-- START LISTED RECORDS --

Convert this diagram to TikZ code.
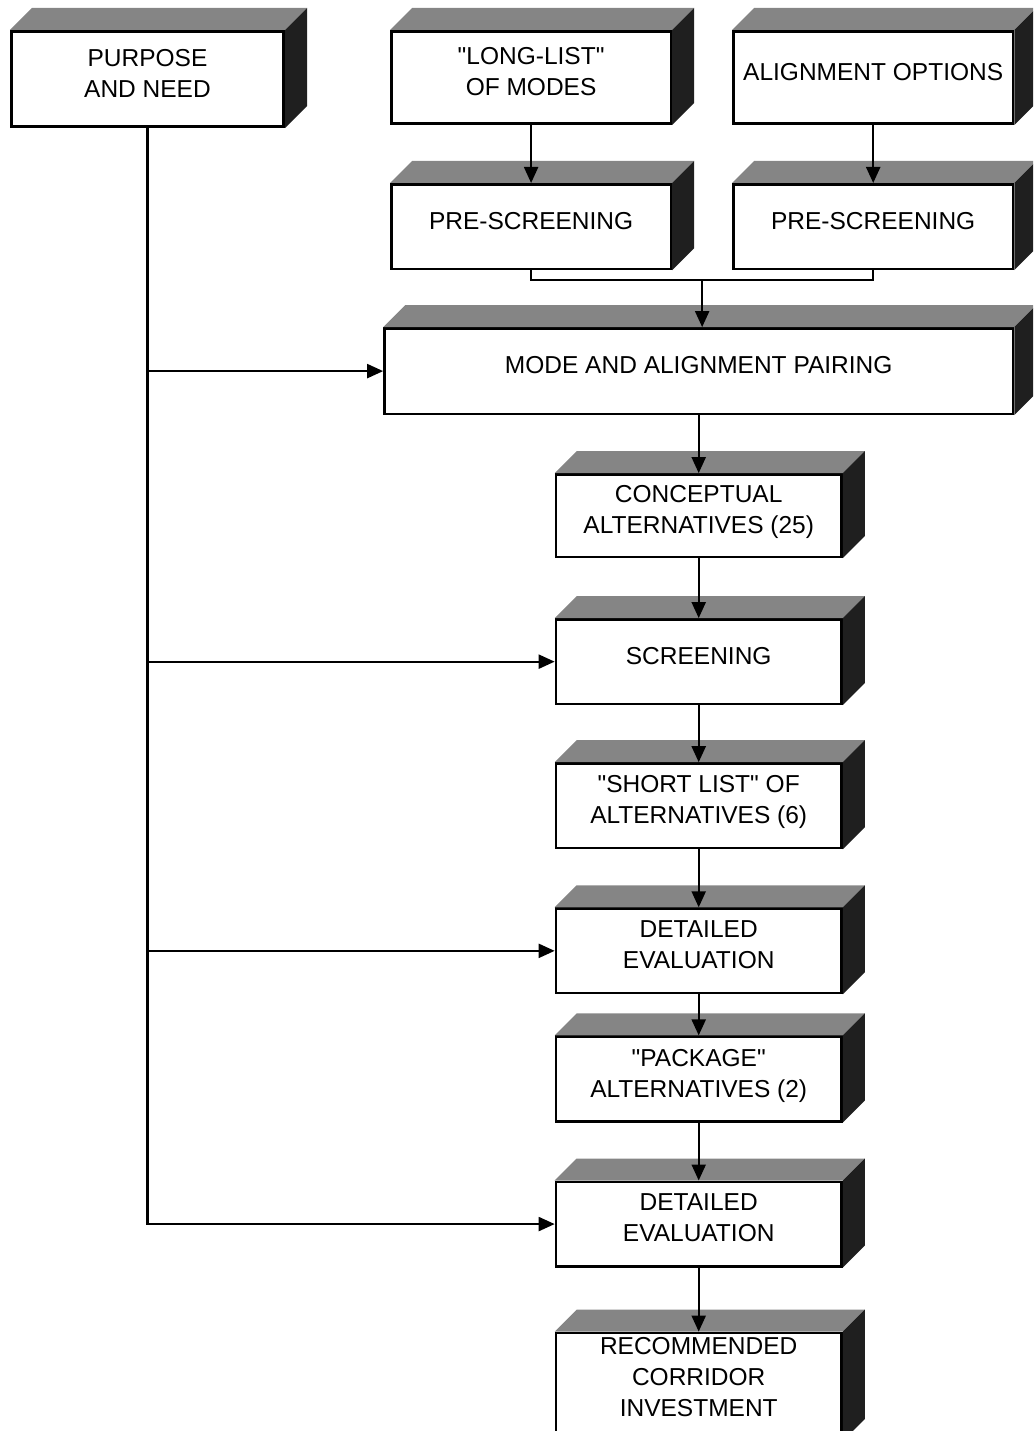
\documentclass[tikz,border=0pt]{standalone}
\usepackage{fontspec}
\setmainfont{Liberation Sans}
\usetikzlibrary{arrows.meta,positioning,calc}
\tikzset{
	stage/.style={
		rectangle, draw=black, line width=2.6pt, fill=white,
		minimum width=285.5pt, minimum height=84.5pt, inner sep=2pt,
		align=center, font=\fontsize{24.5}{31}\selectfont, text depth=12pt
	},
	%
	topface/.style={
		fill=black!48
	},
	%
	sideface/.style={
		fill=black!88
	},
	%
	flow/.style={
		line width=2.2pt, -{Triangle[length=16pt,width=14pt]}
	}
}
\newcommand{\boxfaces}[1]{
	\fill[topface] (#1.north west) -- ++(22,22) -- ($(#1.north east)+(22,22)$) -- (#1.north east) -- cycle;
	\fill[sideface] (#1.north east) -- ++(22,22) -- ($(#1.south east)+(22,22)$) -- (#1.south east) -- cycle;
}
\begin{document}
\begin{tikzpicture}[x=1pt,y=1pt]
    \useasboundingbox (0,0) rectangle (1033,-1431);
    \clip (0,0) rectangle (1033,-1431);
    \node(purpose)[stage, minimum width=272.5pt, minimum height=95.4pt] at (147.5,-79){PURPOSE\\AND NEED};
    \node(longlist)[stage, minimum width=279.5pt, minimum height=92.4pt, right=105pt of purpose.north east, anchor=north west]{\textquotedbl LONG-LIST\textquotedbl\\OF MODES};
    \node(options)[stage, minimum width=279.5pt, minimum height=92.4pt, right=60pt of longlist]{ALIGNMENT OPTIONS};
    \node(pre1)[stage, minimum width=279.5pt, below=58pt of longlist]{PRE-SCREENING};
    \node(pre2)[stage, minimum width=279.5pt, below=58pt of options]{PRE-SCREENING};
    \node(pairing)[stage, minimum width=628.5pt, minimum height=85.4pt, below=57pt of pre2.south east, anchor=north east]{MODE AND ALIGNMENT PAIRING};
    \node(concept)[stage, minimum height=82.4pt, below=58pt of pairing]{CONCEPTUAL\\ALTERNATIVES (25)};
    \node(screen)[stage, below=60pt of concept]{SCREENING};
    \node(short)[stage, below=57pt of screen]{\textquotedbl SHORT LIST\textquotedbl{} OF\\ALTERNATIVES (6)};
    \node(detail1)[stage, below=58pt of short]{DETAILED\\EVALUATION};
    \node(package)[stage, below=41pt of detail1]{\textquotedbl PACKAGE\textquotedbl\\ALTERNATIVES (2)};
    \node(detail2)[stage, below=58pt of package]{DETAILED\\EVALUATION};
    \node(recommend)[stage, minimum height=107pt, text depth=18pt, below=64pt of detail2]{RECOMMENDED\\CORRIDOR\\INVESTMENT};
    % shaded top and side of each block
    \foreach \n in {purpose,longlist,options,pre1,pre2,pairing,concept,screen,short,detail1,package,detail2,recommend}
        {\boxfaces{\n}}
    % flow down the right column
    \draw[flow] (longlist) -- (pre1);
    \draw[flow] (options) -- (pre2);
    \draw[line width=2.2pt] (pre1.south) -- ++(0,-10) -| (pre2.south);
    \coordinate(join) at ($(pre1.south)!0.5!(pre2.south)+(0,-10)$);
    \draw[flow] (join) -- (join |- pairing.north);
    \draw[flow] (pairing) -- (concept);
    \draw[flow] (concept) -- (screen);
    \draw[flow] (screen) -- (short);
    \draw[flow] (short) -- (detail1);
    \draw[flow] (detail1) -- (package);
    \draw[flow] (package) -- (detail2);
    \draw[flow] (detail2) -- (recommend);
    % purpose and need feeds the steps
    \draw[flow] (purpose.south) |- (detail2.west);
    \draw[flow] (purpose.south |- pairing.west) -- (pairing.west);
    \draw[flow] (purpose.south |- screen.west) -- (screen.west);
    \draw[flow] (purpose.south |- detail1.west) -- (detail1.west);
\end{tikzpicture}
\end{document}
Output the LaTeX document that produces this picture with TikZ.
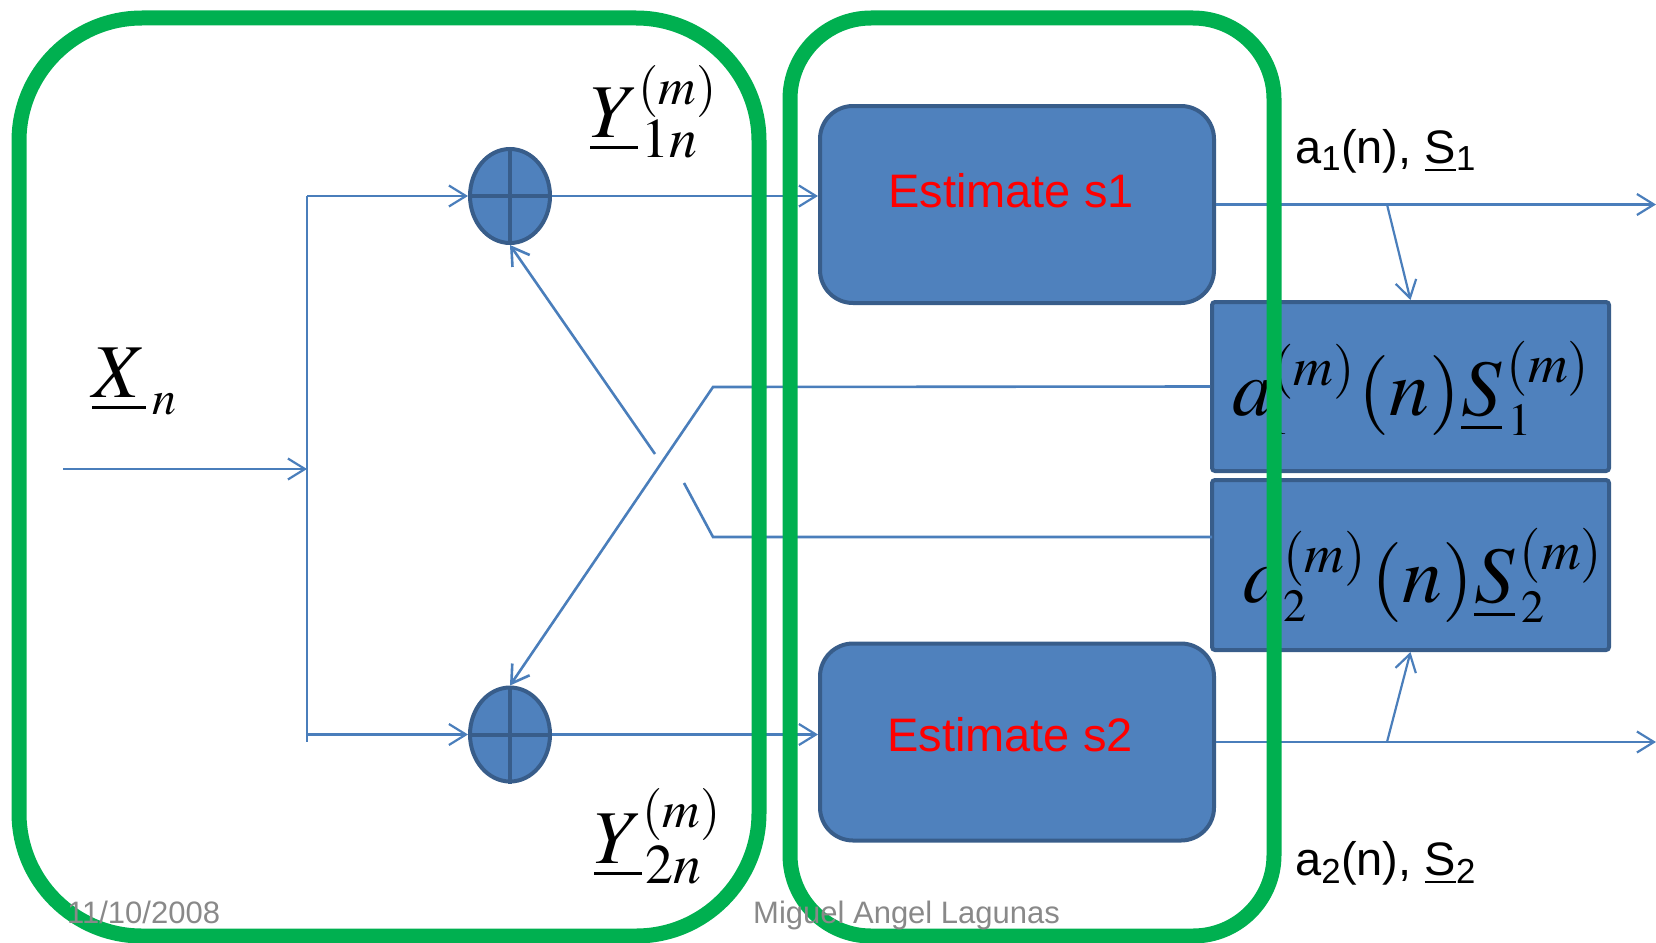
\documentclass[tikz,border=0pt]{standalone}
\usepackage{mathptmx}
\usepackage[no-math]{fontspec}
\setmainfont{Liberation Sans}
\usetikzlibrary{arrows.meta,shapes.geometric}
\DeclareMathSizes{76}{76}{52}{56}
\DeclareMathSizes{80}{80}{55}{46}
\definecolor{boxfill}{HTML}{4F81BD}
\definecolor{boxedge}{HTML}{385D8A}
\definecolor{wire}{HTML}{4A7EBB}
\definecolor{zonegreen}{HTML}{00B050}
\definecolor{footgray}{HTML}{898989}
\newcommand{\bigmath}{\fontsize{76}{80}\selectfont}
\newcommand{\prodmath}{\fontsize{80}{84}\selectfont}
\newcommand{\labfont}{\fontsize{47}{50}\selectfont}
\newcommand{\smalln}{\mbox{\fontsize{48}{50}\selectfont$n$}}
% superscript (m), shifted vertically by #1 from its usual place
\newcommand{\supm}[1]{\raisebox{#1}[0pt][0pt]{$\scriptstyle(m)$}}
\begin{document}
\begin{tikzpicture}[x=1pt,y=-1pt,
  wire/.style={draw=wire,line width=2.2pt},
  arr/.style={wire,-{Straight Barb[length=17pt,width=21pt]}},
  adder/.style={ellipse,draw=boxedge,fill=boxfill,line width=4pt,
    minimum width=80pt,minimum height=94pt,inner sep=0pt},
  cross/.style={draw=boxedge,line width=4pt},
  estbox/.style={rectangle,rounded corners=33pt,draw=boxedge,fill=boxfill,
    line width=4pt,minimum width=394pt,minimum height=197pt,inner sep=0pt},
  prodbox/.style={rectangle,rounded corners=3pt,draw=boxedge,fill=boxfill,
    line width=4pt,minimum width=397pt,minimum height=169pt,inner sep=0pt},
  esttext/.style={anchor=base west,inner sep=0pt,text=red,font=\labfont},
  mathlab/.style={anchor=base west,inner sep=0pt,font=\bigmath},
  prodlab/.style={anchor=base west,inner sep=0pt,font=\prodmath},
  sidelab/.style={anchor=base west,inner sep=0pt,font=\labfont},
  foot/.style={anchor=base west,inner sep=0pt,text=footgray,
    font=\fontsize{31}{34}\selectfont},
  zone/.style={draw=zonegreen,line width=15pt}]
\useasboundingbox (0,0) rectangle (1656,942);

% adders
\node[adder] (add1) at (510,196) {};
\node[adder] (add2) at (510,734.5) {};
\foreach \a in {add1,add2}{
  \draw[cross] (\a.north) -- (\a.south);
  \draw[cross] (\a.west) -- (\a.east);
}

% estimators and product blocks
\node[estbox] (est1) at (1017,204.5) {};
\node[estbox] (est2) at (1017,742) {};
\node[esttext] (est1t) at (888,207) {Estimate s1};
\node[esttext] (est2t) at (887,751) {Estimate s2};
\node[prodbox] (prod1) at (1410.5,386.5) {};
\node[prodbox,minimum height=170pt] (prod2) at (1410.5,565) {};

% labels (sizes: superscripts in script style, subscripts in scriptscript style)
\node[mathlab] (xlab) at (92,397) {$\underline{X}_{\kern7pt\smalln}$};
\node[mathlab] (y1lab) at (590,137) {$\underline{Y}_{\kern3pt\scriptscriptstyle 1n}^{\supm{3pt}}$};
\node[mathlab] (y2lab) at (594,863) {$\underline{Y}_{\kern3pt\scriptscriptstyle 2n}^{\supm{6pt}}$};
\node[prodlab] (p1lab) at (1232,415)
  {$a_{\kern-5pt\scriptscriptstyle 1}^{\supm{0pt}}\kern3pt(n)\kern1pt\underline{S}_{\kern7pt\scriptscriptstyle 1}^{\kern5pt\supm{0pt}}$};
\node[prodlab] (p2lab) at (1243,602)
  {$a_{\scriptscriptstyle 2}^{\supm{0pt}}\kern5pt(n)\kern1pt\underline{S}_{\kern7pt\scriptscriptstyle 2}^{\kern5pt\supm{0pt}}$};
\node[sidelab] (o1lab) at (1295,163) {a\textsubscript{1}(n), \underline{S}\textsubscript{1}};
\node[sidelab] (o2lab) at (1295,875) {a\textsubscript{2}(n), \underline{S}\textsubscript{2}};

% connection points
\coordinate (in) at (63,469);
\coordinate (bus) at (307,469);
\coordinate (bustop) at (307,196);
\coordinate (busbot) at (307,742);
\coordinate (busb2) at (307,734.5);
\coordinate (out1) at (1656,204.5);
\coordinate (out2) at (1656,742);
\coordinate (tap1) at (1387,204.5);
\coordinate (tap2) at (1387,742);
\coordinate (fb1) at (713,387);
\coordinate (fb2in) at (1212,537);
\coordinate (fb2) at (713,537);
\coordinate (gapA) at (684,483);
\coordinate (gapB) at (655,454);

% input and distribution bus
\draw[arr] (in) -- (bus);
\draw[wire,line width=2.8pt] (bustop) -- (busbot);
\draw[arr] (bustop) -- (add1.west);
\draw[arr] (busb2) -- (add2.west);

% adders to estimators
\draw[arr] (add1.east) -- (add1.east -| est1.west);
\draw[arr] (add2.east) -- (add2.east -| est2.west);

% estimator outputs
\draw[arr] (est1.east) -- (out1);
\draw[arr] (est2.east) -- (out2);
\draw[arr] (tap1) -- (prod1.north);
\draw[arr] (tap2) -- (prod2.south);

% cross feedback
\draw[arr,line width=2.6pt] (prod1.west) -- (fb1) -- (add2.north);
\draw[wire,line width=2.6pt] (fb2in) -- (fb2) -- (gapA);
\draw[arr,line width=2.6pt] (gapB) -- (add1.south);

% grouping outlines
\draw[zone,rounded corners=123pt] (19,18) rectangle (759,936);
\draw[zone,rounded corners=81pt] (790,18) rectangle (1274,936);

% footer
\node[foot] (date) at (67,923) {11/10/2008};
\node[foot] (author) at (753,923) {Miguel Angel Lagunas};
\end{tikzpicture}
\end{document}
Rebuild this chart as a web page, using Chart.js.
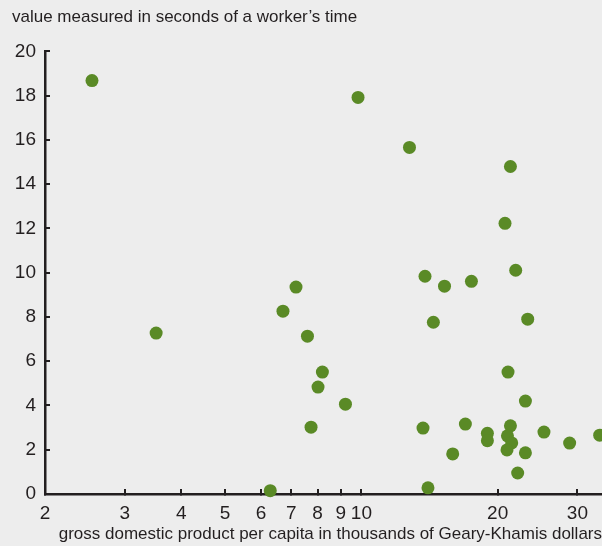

-- END LISTED RECORDS --

* [WHAT IS ASKED]: Copy out each line of the listing that holds "this".

* [SOLVED EXERCISE]:
Convert this diagram to TikZ code.
Output the LaTeX document that produces this picture with TikZ.
Rebuild this chart as a web page, using Chart.js.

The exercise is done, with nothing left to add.